Azure Synapse is a limitless analytics service that brings together enterprise data warehousing and Big Data analytics. It gives you the freedom to query data on your terms, using either server-less or provisioned resources at scale. Azure Synapse brings these two worlds together with a unified experience to ingest, prepare, manage, and serve data for immediate BI and machine learning needs.
Azure Synapse provides you the platform to build and mange a modern DW with limitless analytics service that brings together enterprise data warehousing and Big Data analytics. It gives you the freedom to query data on your terms, using either server less on-demand or provisioned resources at scale.
How does Azure Synapse Analytics work?
Microsoft’s service is a SaaS (Software as a Service), and can be used on demand to run only when needed. It has four components:
- SQL Analytics with full T-SQL based analysis: SQL Cluster (pay per unit of computation) and SQL on demand (pay per TB processed).
- Apache Spark fully integrated.
- Connectors with multiple data sources.
Azure Synapse uses Azure Data Lake Storage Gen2 as a data warehouse and a consistent data model that incorporates administration, monitoring and metadata management sections. In the security area, it allows you to protect, monitor, and manage your data and analysis solutions, for example using single sign-on and Azure Active Directory integration. Basically, Azure Synapse completes the whole data integration and ETL process and is much more than a normal data warehouse since it includes further stages of the process giving the users the possibility to also create reports and visualizations.
In terms of programming language support, it offers a choice of several languages such as SQL, Python, .NET, Java, Scala and R. This makes it highly suitable for different analysis workloads and different engineering profiles.
Everything is encompassed within the Synapse Analytics Studio that makes it easy to integrate Artificial Intelligence, Machine Learning, IoT, intelligent applications or business intelligence, all within the same unified platform.
On the Road to Maximum Compatibility and Power
Initially, the Microsoft service is presented as a solution to two fundamental problems that companies must face. The first of these is compatibility.
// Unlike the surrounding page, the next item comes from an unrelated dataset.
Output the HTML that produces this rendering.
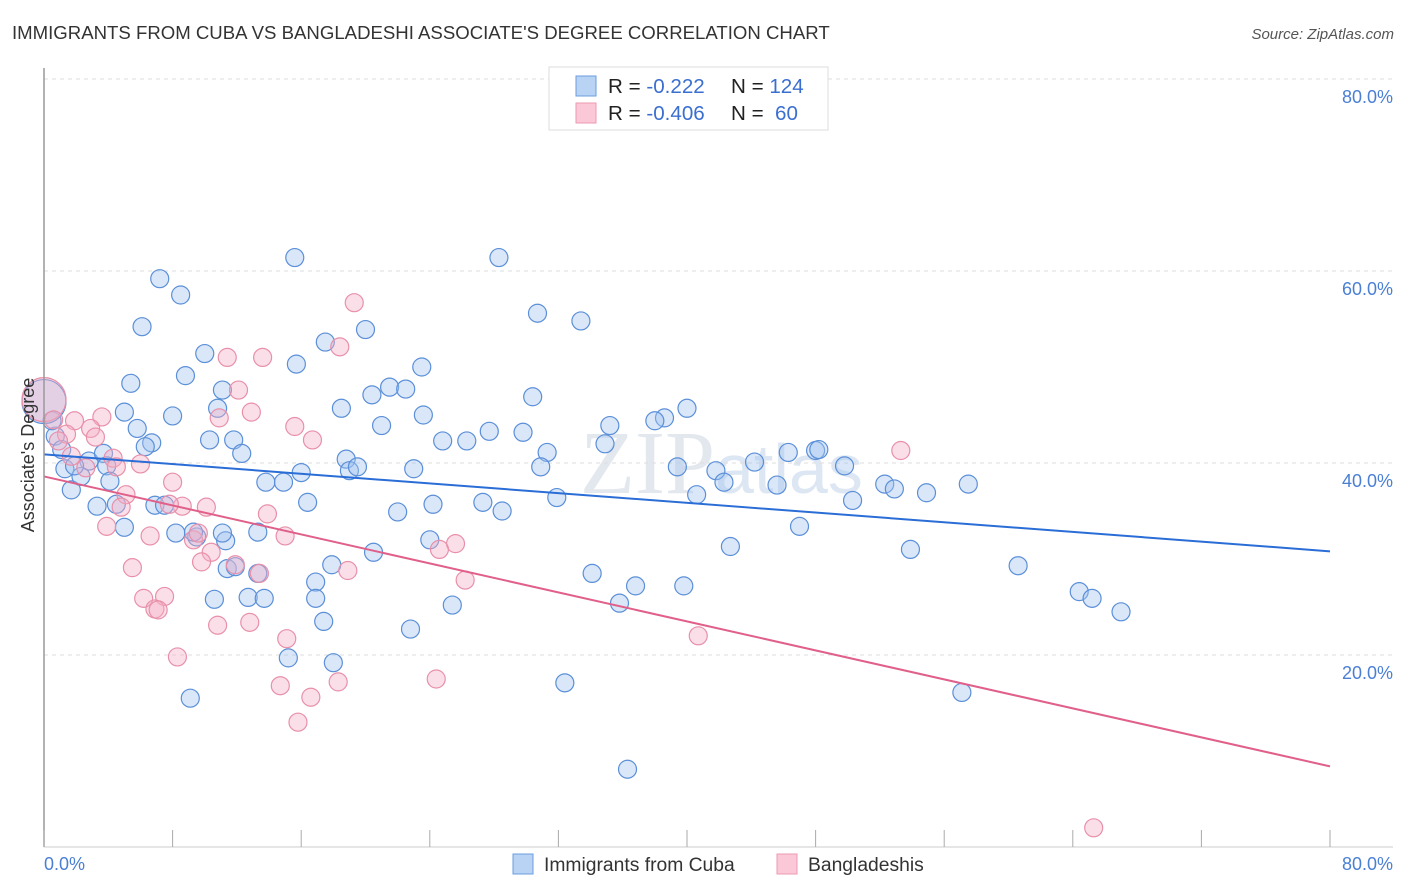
<!DOCTYPE html>
<html><head><meta charset="utf-8"><style>
body{margin:0;background:#fff;font-family:"Liberation Sans",sans-serif;}
#c{position:relative;width:1406px;height:892px;overflow:hidden;}
</style></head><body>
<div id="c">
<svg id="s" width="1406" height="892" xmlns="http://www.w3.org/2000/svg">
<text x="12" y="39" font-size="18.6" fill="#333">IMMIGRANTS FROM CUBA VS BANGLADESHI ASSOCIATE'S DEGREE CORRELATION CHART</text>
<text x="1394" y="39" font-size="15" fill="#555" font-style="italic" text-anchor="end">Source: ZipAtlas.com</text>
<text x="580" y="493" font-size="90" fill="#e3e8ef" font-family="Liberation Serif">ZIP</text>
<text x="715" y="493" font-size="70" fill="#dde6f3">atlas</text>
<g id="grid"></g><g id="pts"></g><g id="lines"></g>
<line x1="44" y1="68" x2="44" y2="847" stroke="#999" stroke-width="1.5"/>
<line x1="44" y1="847" x2="1393" y2="847" stroke="#ccc" stroke-width="1"/>
<g id="ticks"></g>
<text transform="translate(34,455) rotate(-90)" font-size="18" fill="#333" text-anchor="middle">Associate's Degree</text>
<text x="44" y="870" font-size="18" fill="#4a7fd4">0.0%</text>
<text x="1393" y="870" font-size="18" fill="#4a7fd4" text-anchor="end">80.0%</text>
<g>
<rect x="549" y="67" width="279" height="63" fill="#fff" stroke="#ddd"/>
<rect x="576" y="76" width="20" height="20" fill="#b9d3f5" stroke="#6a9ee0"/>
<rect x="576" y="103" width="20" height="20" fill="#fbc8d7" stroke="#ec9ab3"/>
<text x="608" y="93" font-size="20.6" fill="#222">R = <tspan fill="#3a6fd0"> -0.222</tspan><tspan x="731">N = </tspan><tspan fill="#3a6fd0">124</tspan></text>
<text x="608" y="120" font-size="20.6" fill="#222">R = <tspan fill="#3a6fd0">-0.406</tspan><tspan x="731">N = </tspan><tspan fill="#3a6fd0" x="775">60</tspan></text>
</g>
<g>
<rect x="513" y="854" width="20" height="20" fill="#b9d3f5" stroke="#6a9ee0"/>
<text x="544" y="871" font-size="19.3" fill="#333">Immigrants from Cuba</text>
<rect x="777" y="854" width="20" height="20" fill="#fbc8d7" stroke="#ec9ab3"/>
<text x="808" y="871" font-size="19.3" fill="#333">Bangladeshis</text>
</g>
</svg>
</div>
<script>
const yTicks=[20,40,60,80];
const xTicks=[0,8,16,24,32,40,48,56,64,72,80];
const cubaX=[7.2,8.5,6.1,15.6,28.3,30.7,33.4,10.0,15.7,17.5,20.0,23.5,5.4,8.8,11.1,21.5,22.5,20.4,30.4,5.0,8.0,10.8,18.5,23.6,40.0,38.6,38.0,5.8,6.7,6.3,10.3,11.8,12.3,21.0,24.8,26.3,27.7,29.8,31.3,35.2,34.9,0.7,0.5,1.3,1.7,2.8,3.7,2.3,3.9,4.1,3.3,5.0,4.5,6.9,7.5,8.2,9.5,9.3,11.3,11.4,10.6,13.3,13.8,14.9,16.0,16.4,18.8,19.0,19.5,23.0,22.0,24.2,27.3,28.5,30.9,31.9,40.6,39.4,41.8,42.3,44.2,45.6,46.3,48.0,48.2,49.8,50.3,52.3,52.9,54.9,57.5,47.0,42.7,53.9,60.6,34.1,36.8,39.8,35.8,20.5,17.9,16.9,16.9,17.4,12.7,13.7,24.0,25.4,22.8,15.2,18.0,9.1,32.4,36.3,57.1,64.4,65.2,67.0,0,1.1,13.3,11.9,11.1,1.9];
const cubaY=[59.2,57.5,54.2,61.4,61.4,55.6,54.8,51.4,50.3,52.6,53.9,50.0,48.3,49.1,47.6,47.9,47.7,47.1,46.9,45.3,44.9,45.7,45.7,45.0,45.7,44.7,44.4,43.6,42.1,41.7,42.4,42.4,41.0,43.9,42.3,42.3,43.3,43.2,41.1,43.9,42.0,42.8,44.4,39.4,37.2,40.2,41.0,38.6,39.7,38.1,35.5,33.3,35.7,35.6,35.6,32.7,32.3,32.8,31.9,29.0,25.8,32.8,38.0,38.0,39.0,35.9,40.4,39.2,39.6,39.4,34.9,35.7,35.9,35.0,39.6,36.4,36.7,39.6,39.2,38.0,40.1,37.7,41.1,41.3,41.4,39.7,36.1,37.8,37.3,36.9,37.8,33.4,31.3,31.0,29.3,28.5,27.2,27.2,25.4,30.7,29.4,27.6,25.9,23.5,26.0,25.9,32.0,25.2,22.7,19.7,19.2,15.5,17.1,8.1,16.1,26.6,25.9,24.5,46.4,41.4,28.5,29.2,32.7,39.7];
const bangX=[19.3,11.4,13.6,18.4,12.1,12.9,10.9,3.6,1.9,2.9,3.2,1.4,0.9,16.7,15.6,53.3,4.3,6.0,4.5,2.6,1.7,5.1,8.0,8.6,4.8,3.9,7.8,10.1,13.9,6.6,9.3,9.6,10.4,15.0,25.6,24.6,11.9,13.4,9.8,5.5,18.9,26.2,7.5,6.2,6.9,7.1,10.8,12.8,15.1,8.3,40.7,14.7,16.6,18.3,24.4,15.8,65.3,0,0.6];
const bangY=[56.7,51.0,51.0,52.1,47.6,45.3,44.7,44.8,44.4,43.6,42.7,43.0,42.3,42.4,43.8,41.3,40.5,39.9,39.6,39.5,40.7,36.7,38.0,35.5,35.4,33.4,35.7,35.4,34.7,32.4,32.0,32.7,30.7,32.4,31.6,31.0,29.4,28.5,29.7,29.1,28.8,27.8,26.1,25.9,24.8,24.7,23.1,23.4,21.7,19.8,22.0,16.8,15.6,17.2,17.5,13.0,2.0,46.6,44.5];
const cubaTrend=[40.9,30.8];
const bangTrend=[38.6,8.4];
const NS="http://www.w3.org/2000/svg";
const sx=v=>44+v*(1286/80), sy=v=>847-v*9.6;
function mk(tag,attrs,parent){const e=document.createElementNS(NS,tag);for(const k in attrs)e.setAttribute(k,attrs[k]);parent.appendChild(e);return e;}
const grid=document.getElementById('grid'),pts=document.getElementById('pts'),lines=document.getElementById('lines'),ticks=document.getElementById('ticks');
yTicks.forEach(t=>{
 const l=mk('line',{x1:44,x2:1393,y1:sy(t),y2:sy(t),stroke:'#ddd','stroke-dasharray':'4,4'},grid);
 
 
 const tx=mk('text',{x:1393,y:sy(t)+24,'font-size':18,fill:'#4a7fd4','text-anchor':'end'},grid);
 tx.textContent=t.toFixed(1)+'%';
 
 
});
xTicks.forEach(t=>{
 const l=mk('line',{x1:sx(t),x2:sx(t),y1:830,y2:847,stroke:'#aaa'},ticks);
 
 
});
function series(X,Y,fill,stroke,name){
 X.forEach((x,i)=>{
  const big=(x===0);
  const c=mk('circle',{cx:sx(x),cy:sy(Y[i]),r:big?22:9,fill:fill,stroke:stroke,'stroke-width':1.2},pts);
  
  
 });
}
series(cubaX,cubaY,'rgba(160,196,240,0.4)','#5b8fd8','cuba-point');
series(bangX,bangY,'rgba(245,175,198,0.4)','#e890aa','bangladeshi-point');
const l1=mk('line',{x1:sx(0),y1:sy(cubaTrend[0]),x2:sx(80),y2:sy(cubaTrend[1]),stroke:'#2a6dd6','stroke-width':2},lines);


const l2=mk('line',{x1:sx(0),y1:sy(bangTrend[0]),x2:sx(80),y2:sy(bangTrend[1]),stroke:'#e0608a','stroke-width':2},lines);


</script>
</body></html>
The data analysis system that it integrates has the ability to work with both traditional systems and unstructured data and various data sources. It is thus able to analyze data stored in systems such as customer databases (with names and addresses located in rows and columns arranged like a spreadsheet) and also with data stored in a Data Lake in parquet format.
But it also provides greater versatility in automatically handling tasks to build a system for analyzing data. This increased power has the direct consequence of reducing the amount of work needed by programmers, and by extension project development times (it is the first and only analysis system that has executed all TPC-H queries at petabyte scale).
Successful consultations in milliseconds
In addition to scaling process and storage resources separately, Azure Synapse Analytics stands out for its result caching capability (it has a fully managed 1 TB cache). Thus, when a query is made it is stored in this cache to speed up the next query that consumes the same type of data.
This is one of the keys to it being able to throw responses in milliseconds. This is because the cache survives pause, resume and scale operations (which can be activated very quickly by a massive parallel processing architecture designed for the cloud).
Workloads and performance
Also noteworthy is its full support for JSON, data masking to ensure high levels of security, support for SSDT (SQL Server Data Tools) and especially workload management and how it can be optimized and isolated. Here multiple workloads share implemented resources. This makes it possible to create a workload and assign the amount of CPU and concurrency to it.
In the case of having for example 1000 DWU (Data Warehouse Units), Azure Synapse facilitates the operation of assigning for example a percentage of work to sales and another to marketing (for example 60% to one and 40% to the other). The idea is to facilitate administration and prioritize database queries.
In terms of data preparation and ingestion, it supports streaming in an integrated manner (Native SQL Streaming) to generate analyses, for example with integration with Event Hub or an IoT Hub. And it achieves this by achieving high performance of up to 200MB/second, delivery latencies in seconds, ingest performance scales with computing scale, and analysis capabilities with Microsoft SQL-based queries for combinations, aggregations, filters…
Some additional features
- For data preparation and loads, the Copy order makes external tables no longer necessary, since it allows you to load tables directly into the database.
- It offers full support for standard CSV: line breaks and custom delimiters and SQL dates.
- Provides user-controlled file selection (wildcard support)
- Machine Learning support: Machine Learning models can be created and saved in ONNX format, which are stored within the Azure Synapse data store and used with the native PREDICT instruction.
- Integration with Data Lake: from Azure Synapse, files are read in the Data Lake in Parquet format, which achieves a much higher performance improving Polybase execution over 13x.